Madame Papon nous a d'abord expliqué l'évolution géologique aboutissant à la formation de ces sources avant de décrire, à la manière d'une conteuse, les différentes étapes qui ont conduit à la naissance d'un travail artisanal d'abord grossier, puis évoluant insensiblement vers un art tout en finesse.
La chose reste encore méconnue : l'un des plus anciens volcans du
département se trouve sous les pieds des Clermontois. Le centre-ville est en
effet bâti sur un cratère volcanique, né de la rencontre « explosive » entre
une remontée de magma et une nappe phréatique profonde, il y a environ 156.000
ans.
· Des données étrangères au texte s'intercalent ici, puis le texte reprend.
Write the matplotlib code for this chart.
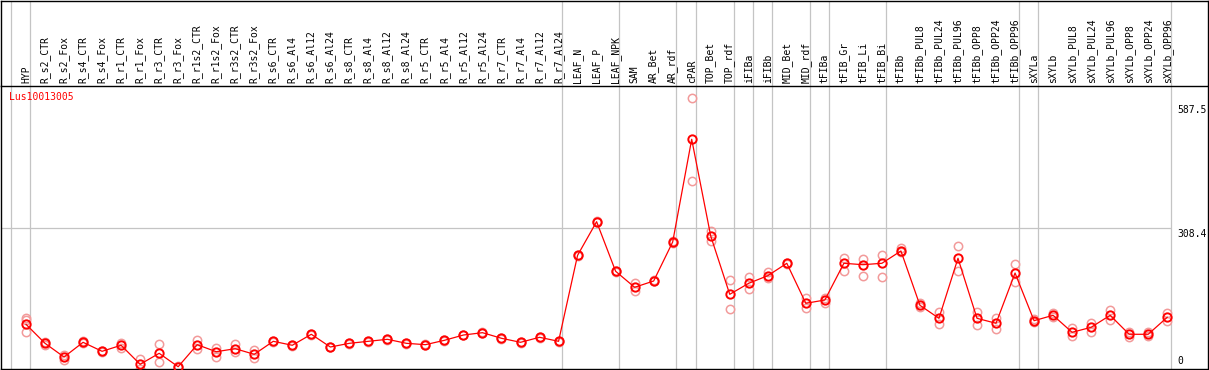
import numpy as np
from matplotlib import pyplot as plt

muestras = ["HYP",
            "R_s2_CTR", "R_s2_Fox", "R_s4_CTR", "R_s4_Fox", "R_r1_CTR", "R_r1_Fox",
            "R_r3_CTR", "R_r3_Fox", "R_r1s2_CTR", "R_r1s2_Fox", "R_r3s2_CTR", "R_r3s2_Fox",
            "R_s6_CTR", "R_s6_Al4", "R_s6_Al12", "R_s6_Al24",
            "R_s8_CTR", "R_s8_Al4", "R_s8_Al12", "R_s8_Al24",
            "R_r5_CTR", "R_r5_Al4", "R_r5_Al12", "R_r5_Al24",
            "R_r7_CTR", "R_r7_Al4", "R_r7_Al12", "R_r7_Al24",
            "LEAF_N", "LEAF_P", "LEAF_NPK", "SAM", "AR_Bet", "AR_rdf", "cPAR",
            "TOP_Bet", "TOP_rdf", "iFIBa", "iFIBb", "MID_Bet", "MID_rdf",
            "tFIBa", "tFIB_Gr", "tFIB_Li", "tFIB_Bi",
            "tFIBb", "tFIBb_PUL8", "tFIBb_PUL24", "tFIBb_PUL96",
            "tFIBb_OPP8", "tFIBb_OPP24", "tFIBb_OPP96",
            "sXYLa", "sXYLb", "sXYLb_PUL8", "sXYLb_PUL24", "sXYLb_PUL96",
            "sXYLb_OPP8", "sXYLb_OPP24", "sXYLb_OPP96"]

# last sample of each group (-1 = border before the first one)
fin_grupo = [-1, 0, 28, 31, 34, 35, 37, 38, 39, 41, 42, 45, 52, 53, 60]

media = [98.0, 56.3, 26.3, 58.5, 38.8, 52.0, 10.3, 34.4, 5.0, 53.3,
         37.9, 44.5, 32.2, 60.7, 52.0, 76.1, 48.2, 56.3, 60.7, 65.1,
         56.3, 53.3, 62.9, 74.5, 79.6, 67.3, 58.5, 69.5, 60.7, 249.2,
         322.9, 214.2, 179.1, 192.9, 278.4, 503.5, 291.5, 163.7, 187.9, 204.5,
         231.7, 144.0, 151.2, 231.7, 228.6, 231.7, 258.7, 139.6, 111.1, 242.7,
         111.1, 100.2, 210.4, 105.9, 117.7, 80.4, 91.4, 117.7, 76.1, 76.1,
         113.3]

rep1 = [112.4, 59.8, 30.7, 61.4, 39.5, 57.7, 21.3, 54.8, 6.5, 63.6,
        46.7, 55.5, 41.6, 61.5, 53.0, 77.0, 49.0, 57.0, 61.5, 66.0,
        57.0, 54.0, 63.5, 75.5, 80.5, 68.0, 59.5, 70.0, 61.5, 250.0,
        324.0, 215.0, 187.9, 194.0, 279.5, 593.4, 302.5, 194.4, 201.0, 213.3,
        233.0, 155.0, 155.0, 244.0, 240.5, 249.9, 264.6, 145.3, 125.6, 269.6,
        124.3, 112.4, 230.2, 109.6, 123.4, 90.5, 100.2, 129.3, 81.1, 80.4,
        123.4]

rep2 = [80.4, 53.3, 19.7, 57.0, 38.0, 46.0, 0.7, 16.0, 3.5, 43.2,
        26.3, 37.3, 24.1, 60.0, 51.0, 75.0, 47.5, 55.5, 60.0, 64.0,
        55.5, 52.5, 62.0, 73.5, 78.5, 66.5, 57.5, 69.0, 60.0, 248.5,
        321.5, 213.0, 171.0, 192.0, 277.0, 412.1, 280.6, 130.9, 174.7, 198.8,
        230.5, 133.1, 145.3, 215.5, 203.2, 201.0, 256.5, 135.9, 98.6, 215.5,
        97.1, 87.0, 191.4, 103.0, 114.0, 71.7, 81.8, 106.8, 70.8, 71.7,
        105.9]

rep3 = [107.4] + [np.nan] * 60

x = np.arange(len(muestras))

fig = plt.figure(figsize=(12.09, 3.70), dpi=100)
W, H = 1209.0, 370.0
xlim = ((1 - 26) / 19.02, (1208 - 26) / 19.02)

# header with the sample names
cab = fig.add_axes([1 / W, 1 - 86 / H, 1207 / W, 85 / H])
cab.set_xlim(xlim)
cab.set_ylim(0, 1)
cab.set_xticks([])
cab.set_yticks([])
cab.spines["bottom"].set_visible(False)
for s in ["top", "left", "right"]:
    cab.spines[s].set_linewidth(1.0)

ax = fig.add_axes([1 / W, 1 - 369 / H, 1207 / W, 283 / H])
ax.set_xlim(xlim)
ax.set_ylim(0, 620.3)
ax.set_xticks([])
ax.set_yticks([])
for s in ["top", "bottom", "left", "right"]:
    ax.spines[s].set_linewidth(1.0)

for f in fin_grupo:
    cab.axvline(f + 0.2, color="#c4c4c4", lw=0.9, zorder=0)
    ax.axvline(f + 0.2, color="#c4c4c4", lw=0.9, zorder=0)

ax.hlines(308.4, xlim[0], 60.2, color="#c4c4c4", lw=0.9, zorder=0)

fuente = "DejaVu Sans Mono"
for i, nombre in enumerate(muestras):
    cab.text(i, 0.035, nombre, rotation=90, ha="center", va="bottom",
             fontsize=7, family=fuente)

ax.text(60.55, 578.5, "587.5", fontsize=7, family=fuente, va="top", ha="left")
ax.text(60.55, 307.0, "308.4", fontsize=7, family=fuente, va="top", ha="left")
ax.text(60.55, 6.0, "0", fontsize=7, family=fuente, va="bottom", ha="left")

ax.text(8 / 1207, 1 - 5.5 / 283, "Lus10013005", color="red", fontsize=7,
        family=fuente, va="top", ha="left", transform=ax.transAxes)

for rep in [rep1, rep2, rep3]:
    ax.plot(x, rep, "o", ms=6, mfc="none", mec="#f29a9a", mew=1.1,
            zorder=2, clip_on=False)

ax.plot(x, media, "-", color="red", lw=0.9, zorder=3)
ax.plot(x, media, "o", ms=6, mfc="none", mec="red", mew=1.4, zorder=4,
        clip_on=False)

plt.savefig("out.png", dpi=100)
La faille qui a permis à l'époque le passage du magma a également laissé
remonter des eaux thermo minérales. Le maar de Jaude – c'est ainsi qu'on le
nomme – d'environ 1.500 m
de diamètre, est bordé par la butte qui constitue aujourd'hui le plateau
central.
Sa lèvre nord, légèrement abaissée, forme une espèce de « bec verseur
», d'où les eaux thermo minérales du cratère débordent et suivent la pente en
direction de la Tiretaine. Là, elles circulent à faible profondeur, surgissant
spontanément en quelques points bas. C'est sur ce cheminement qu'ont été
creusés les puits de captage permettant de diriger ensuite les eaux vers les
établissements de pétrification.
À la fin du moyen âge, le quartier
Saint-Alyre est un faubourg occupé par de nombreux monastères; il est constaté
d'étranges arches que l'eau semblait construire d'elle-même, jusqu'à devenir
des ponts. Une curiosité extraordinaire qui, dès le 16ème siècle,
faisait l'objet de visites. mais Il faudra attendre la deuxième moitié du 17ème pour
voir naître l'idée de pétrification volontaire, et le premier tiers du 18ème pour
que l'on songe à domestiquer les sources. On parlera dès lors d'«incrustation
».
Le principe ? Lors de l’arrivée
de l’eau à l’air libre, le carbonate se précipite sous forme de cristaux aux
grains grossiers puis de plus en plus fins. À partir de ces observations, des
installations, bassins et échelles sont construits et un long travail de
patience, de recherche et d’essais est mis en œuvre pour obtenir des résultats
de plus en plus artistiques. Au début, on procédait au recouvrement des objets
par quelques millimètres de calcaire. La seule intervention consistait à les
retourner régulièrement pour obtenir un dépôt uniforme. Des animaux naturalisés
furent également pétrifiés puis des mannequins habillés de costumes locaux . Au
début du XIXème siècle, une nouvelle méthode de travail, beaucoup plus complexe,
commence : l’incrustation sur moulage, qui consiste à obtenir un dépôt
très fin et extrêmement régulier sur un moule qui fut d’abord en soufre puis en
gutta-percha (une gomme végétale naturelle), réalisé à partir d’un original en
cuivre. La méthode s’est perfectionnée au fil des ans jusqu’à obtenir des
bas-reliefs quasiment translucides, d’une couleur proche de celle de l’ivoire.
Cette teinte est donnée par l’oxyde de fer contenu dans l’eau que l’on épure
plus ou moins, selon le résultat désiré, en la faisant circuler dans des canaux
remplis de copeaux de bois.
Ces procédés restent utilisés aux fontaines pétrifiantes de Saint Nectaire, où Éric Papon, septième maillon d'une même famille, s'applique à perpétuer la tradition.